The plan, designed by the Drift Foundation, aims to establish a recovery framework for lenders and borrowers affected by the cyberattack that paralyzed the platform on April 1, 2026. Under the proposal’s terms, consolidation into USDT would reduce exposure to crypto market volatility.
The proposal argues that directly returning deposited assets to lenders before loans are liquidated would create solvency issues. It says the lending system functioned as a shared liquidity pool before the incident, meaning premature withdrawals could disrupt the pool’s accounting and liquidity for other accounts.
DIP-10 states: “Returning deposits to lenders before loans are liquidated would remove the liquidity that other accounts depend on, breaking the accounting integrity of the pool.”
To execute the transition, the foundation is considering using spot markets, OTC trading desks, or on-chain aggregators. The choice of method would depend on liquidity conditions at the time of sale. The protocol also plans to stop interest accrual from the moment operations were paused.

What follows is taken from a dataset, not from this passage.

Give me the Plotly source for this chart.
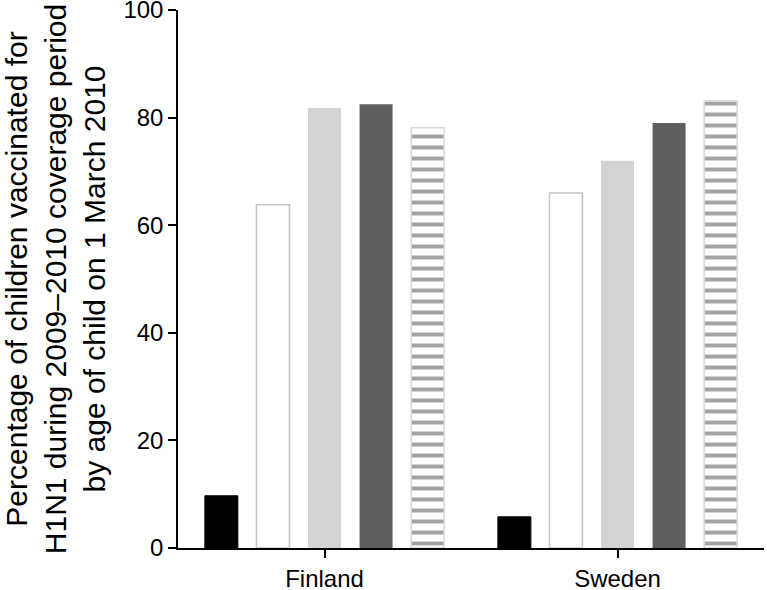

Not all users reacted positively to the announcement. Some participants rejected the mandatory conversion of volatile assets such as SOL, ETH, or BTC into stablecoins. Complaints reported in governance forums argue that the measure removes any opportunity for victims to benefit from potential appreciation of their original holdings during the recovery process.
Criticism also focused on the discretion granted to the Drift Foundation over execution timing and pricing strategy. Some investors contend that large-scale asset sales could pressure market prices, potentially reducing the final recoverable value for users.
The crisis management framework at Drift reflects a broader shift in DeFi, where post-exploit recoveries increasingly resemble traditional financial restructuring processes rather than automatic smart contract actions. By the end of the first quarter of 2026, the incident was described as one of the largest governance failures on the Solana network.
The platform’s official relaunch is expected in the second quarter of 2026, including a redesign of the multi-signature system intended to prevent future compromises of administrative permissions.